#1 A Learnable Frontend for Audio Classification
Developing machine learning (ML) models for audio understanding has seen remarkable progress in the last several years. However, unlike computer vision models, which can learn from raw pixels, deep neural networks for audio classification are rarely trained from raw audio waveforms. Instead, they rely on pre-processed data in the form of mel filterbanks that have been designed to replicate some aspects of the human auditory response.
In this paper, Google researchers introduce LEAF, a fully learnable frontend for audio classification as an alternative to using handcrafted mel-filterbanks. They demonstrate over a large range of tasks that LEAF model is a good drop-in replacement to these features with no adjustment to the task at hand, and can even learn a single set of parameters for general-purpose audio classification while outperforming previously proposed learnable frontends.
The model still relies on an underlying convolutional architecture, with fixed filter length and stride. Learning these important parameters directly from data would allow for an easier generalization across tasks with various sampling rates and frequency content.
#2 Automatically Lock Your Neural Networks When You’re Away
In this paper, researchers propose a builtin, universal deep neural network protection scheme Model-Lock (M-LOCK), with several training strategies to prevent malicious thieves from stealing models and obtaining available performance actively when you are away.

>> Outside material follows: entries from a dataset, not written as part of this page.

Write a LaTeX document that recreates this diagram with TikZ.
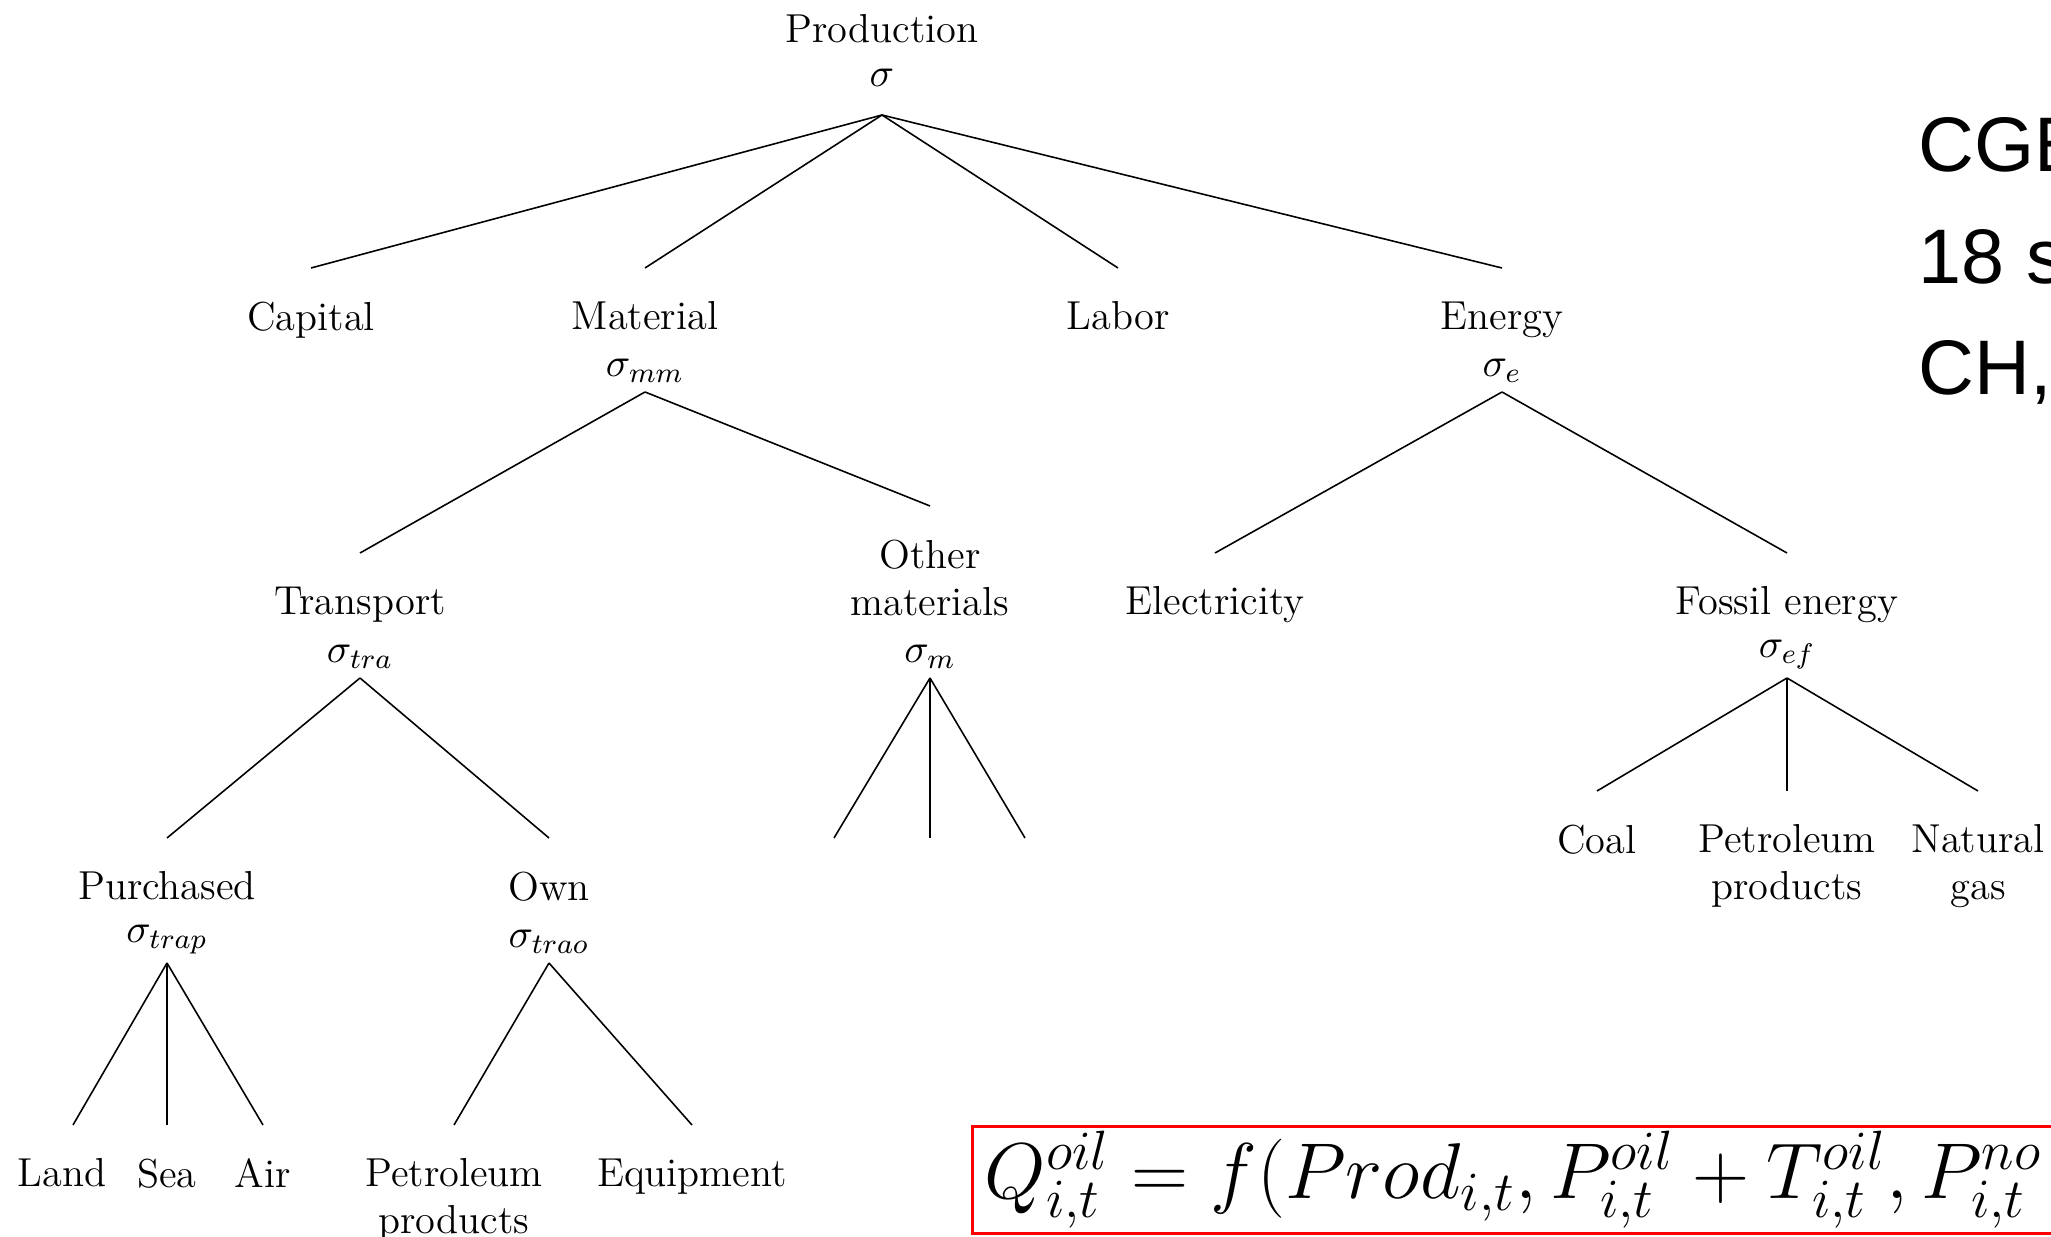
\RequirePackage{fix-cm}
\documentclass[tikz,border=0pt]{standalone}
\usepackage{fontspec}
\newfontfamily\sidefont{Liberation Sans}
\usetikzlibrary{positioning}
\newcommand{\treefont}{\fontsize{11.5}{13.4}\selectfont}
\tikzset{
  cat/.style={font=\treefont, align=center, inner sep=0pt, outer ysep=9.6pt, anchor=north},
  sig/.style={font=\treefont, inner sep=0pt, outer ysep=2.6pt, anchor=south},
  branch/.style={line width=0.45pt},
  side/.style={font=\sidefont\fontsize{22}{27}\selectfont, inner sep=0pt, anchor=base west},
  eqbox/.style={draw=red, line width=0.75pt, font=\fontsize{22.5}{27}\selectfont,
    inner xsep=3.5pt, inner ysep=0pt, minimum height=1.07cm, text width=13cm, align=left},
}

\begin{document}
\begin{tikzpicture}[x=0.01cm, y=-0.01cm]
  \path[use as bounding box, clip] (0,0) rectangle (2051,1237);

  \node[cat, anchor=base] (prod) at (882,43) {Production};
  \node[sig, outer ysep=8pt] (prodsig) at (882,115) {$\sigma$};

  \node[cat] (cap) at (311,268) {Capital};
  \node[cat] (mat) at (645,268) {Material};
  \node[cat] (lab) at (1118,268) {Labor};
  \node[cat] (ene) at (1502,268) {Energy};
  \node[sig] (matsig) at (645,392) {$\sigma_{mm}$};
  \node[sig] (enesig) at (1502,392) {$\sigma_e$};

  \node[cat] (tra) at (360,553) {Transport};
  \node[cat] (oth) at (930,506) {Other\\materials};
  \node[cat] (ele) at (1215,553) {Electricity};
  \node[cat] (fos) at (1787,553) {Fossil energy};
  \node[sig] (trasig) at (360,678) {$\sigma_{tra}$};
  \node[sig] (othsig) at (930,678) {$\sigma_m$};
  \node[sig] (fossig) at (1787,678) {$\sigma_{ef}$};

  \node[cat] (pur) at (167,838) {Purchased};
  \node[cat] (own) at (549,838) {Own};
  \node[sig] (pursig) at (167,963) {$\sigma_{trap}$};
  \node[sig] (ownsig) at (549,963) {$\sigma_{trao}$};
  \coordinate (m1) at (834,838);
  \coordinate (m2) at (930,838);
  \coordinate (m3) at (1025,838);
  \node[cat] (coal) at (1597,791) {Coal};
  \node[cat] (fpet) at (1787,791) {Petroleum\\products};
  \node[cat] (gas) at (1978,791) {Natural\\gas};

  \node[cat] (land) at (62,1125) {Land};
  \node[cat] (sea) at (167,1125) {Sea};
  \node[cat] (air) at (263,1125) {Air};
  \node[cat] (opet) at (454,1125) {Petroleum\\products};
  \node[cat] (equ) at (692,1125) {Equipment};

  \foreach \kid in {cap,mat,lab,ene}
    \draw[branch] (prodsig.south) -- (\kid.north);
  \foreach \kid in {tra,oth}
    \draw[branch] (matsig.south) -- (\kid.north);
  \foreach \kid in {ele,fos}
    \draw[branch] (enesig.south) -- (\kid.north);
  \foreach \kid in {pur,own}
    \draw[branch] (trasig.south) -- (\kid.north);
  \foreach \kid in {m1,m2,m3}
    \draw[branch] (othsig.south) -- (\kid);
  \foreach \kid in {coal,fpet,gas}
    \draw[branch] (fossig.south) -- (\kid.north);
  \draw[branch] (pursig.south) -- ([xshift=1.1mm]land.north);
  \foreach \kid in {sea,air}
    \draw[branch] (pursig.south) -- (\kid.north);
  \foreach \kid in {opet,equ}
    \draw[branch] (ownsig.south) -- (\kid.north);

  \node[side] (cge) at (1918,172) {CGE};
  \node[side] (secs) at (1918,284) {18 s};
  \node[side] (ch) at (1918,395) {CH,};

  \node[eqbox, anchor=north west] (eq) at (971,1125)
    {$Q_{i,t}^{oil}=f(Prod_{i,t},P_{i,t}^{oil}+T_{i,t}^{oil},P_{i,t}^{no}$};
\end{tikzpicture}
\end{document}
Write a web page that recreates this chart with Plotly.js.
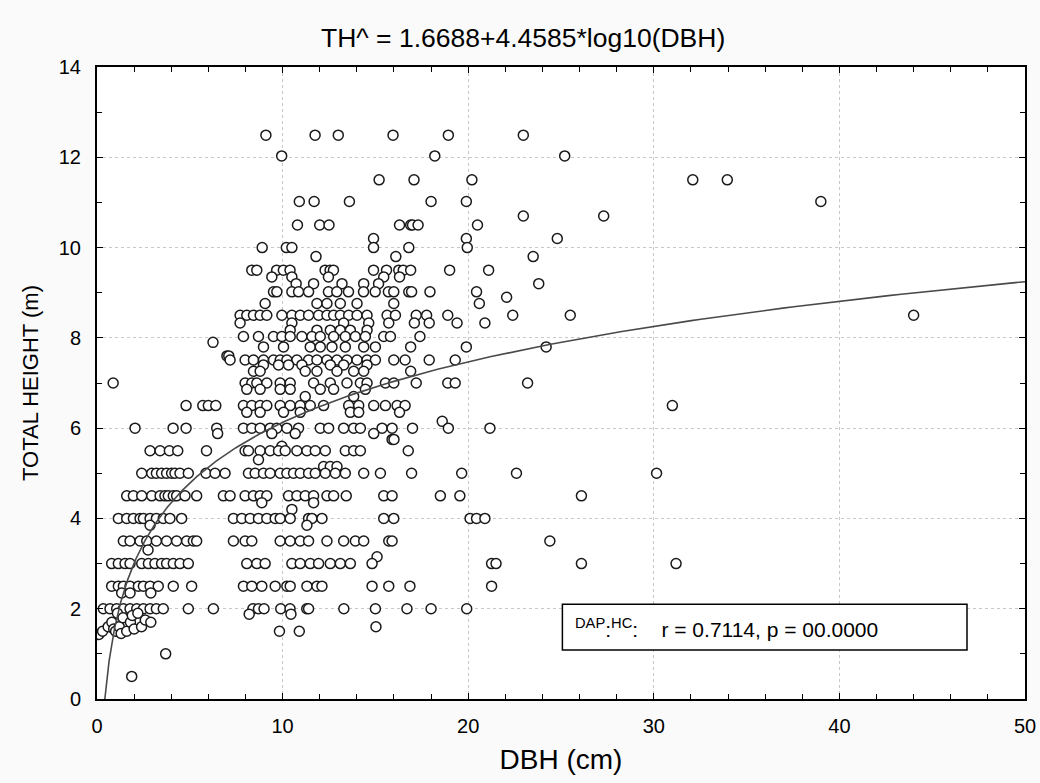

The method is like a key serial number verification mechanism used by many services and products by taking pattern or texture as a certificate. Even if the attacker illegally obtains permission to use the model, the model still cannot achieve expected predictive performance.
This is because the M-LOCK scheme will lock the model automatically without designed certificate in images. Meanwhile, malicious attackers obtain the least amount of information, while legitimate users are not affected. The work demonstrates that the proposed method can successfully generate a lock or daemon inside an arbitrary neural network on multiple datasets.
Potential uses and effects: M-LOCK does not depend on any special or designed structure of models, making it expandable to all existing models and different tasks with insignificant performance affecting. It can even be combined with hardware device features, which makes software and hardware highly integrated as one thing to employ DLaaS more flexibly and conveniently.
Results: Extensive experiments based on MNIST, FashionMNIST, CIFAR10, CIFAR100, SVHN, and GTSRB datasets demonstrated the feasibility and effectiveness of the proposed scheme.
#3 Incorporating Domain Knowledge into Deep Neural Networks
This paper presents a survey of ways in which domain-knowledge has been included when constructing models with neural networks.
This is important; because the inclusion of domain-knowledge is of special interest not just to constructing scientific assistants, but also, many other areas that involve understanding data using human-machine collaboration.
In many such instances, machine-based model construction may benefit significantly from being provided with human-knowledge of the domain encoded in a sufficiently precise form.
Researchers examine two broad approaches to encode such knowledge–as logical and numerical constraints–and describe techniques and results obtained in several sub-categories under each of these approaches. Read the full paper: Incorporating Domain Knowledge into Deep Neural Networks
#4 Deep Dynamic Neural Network to Trade-off between Accuracy and Diversity in a News Recommender System
This research paper proposes a deep neural network to provide timely, highly accurate, and reasonably diverse news recommendations to predict the reader’s next click.
Researchers learned the news representations by incorporating multiple features from the news. They also learned a reader’s long-term interests from the whole click history, the short-term interests, and the diversified interests from the recent clicks, and trade-off between high accuracy and reasonable diversity and apply different attention levels to learn useful news and reader representations.
Results: Extensive experiments on two news datasets demonstrate the effectiveness of the proposed approach. In the future, the researchers would like to include more readers’ feedbacks and address issues such as missing negative implicit feedbacks in NRS as well as to conduct a user study on whether our proposed method can indeed improve the measurement like click-through rate.
#5 How to Quickly and Efficiently Build Layouts from Images Captured Using a SmartPhone
Generating Building Information Model (BIM) in 2D/3D from indoor scenes has applications including real estate websites, indoor navigation, augmented/virtual reality, and many more.
Reconstructing an indoor scene and generating a layout/floor plan in 3D or 2D is a widely known problem. Quite a few algorithms have been proposed in the literature recently. However, most existing methods either use RGB-D images, thus requiring a depth camera, or depending on panoramic photos, assuming that there is little to no occlusion in the rooms.
This paper proposes GRIHA (Generating Room Interior of a House using ARCore), a framework for generating a layout using an RGB image captured using a simple mobile phone camera. Researchers take advantage of Simultaneous Localization and Mapping (SLAM) to assess the 3D transformations required for layout generation.
SLAM technology is built-in in recent mobile libraries such as ARCore by Google. Hence, the proposed method is fast and efficient. It gives the user freedom to generate layout by merely taking a few conventional photos, rather than relying on specialized depth hardware or occlusion-free panoramic images.
Results: GRIHA obtained superior results after comparison with existing methods. The system was tested on multiple hardware platforms to test the dependency and efficiency.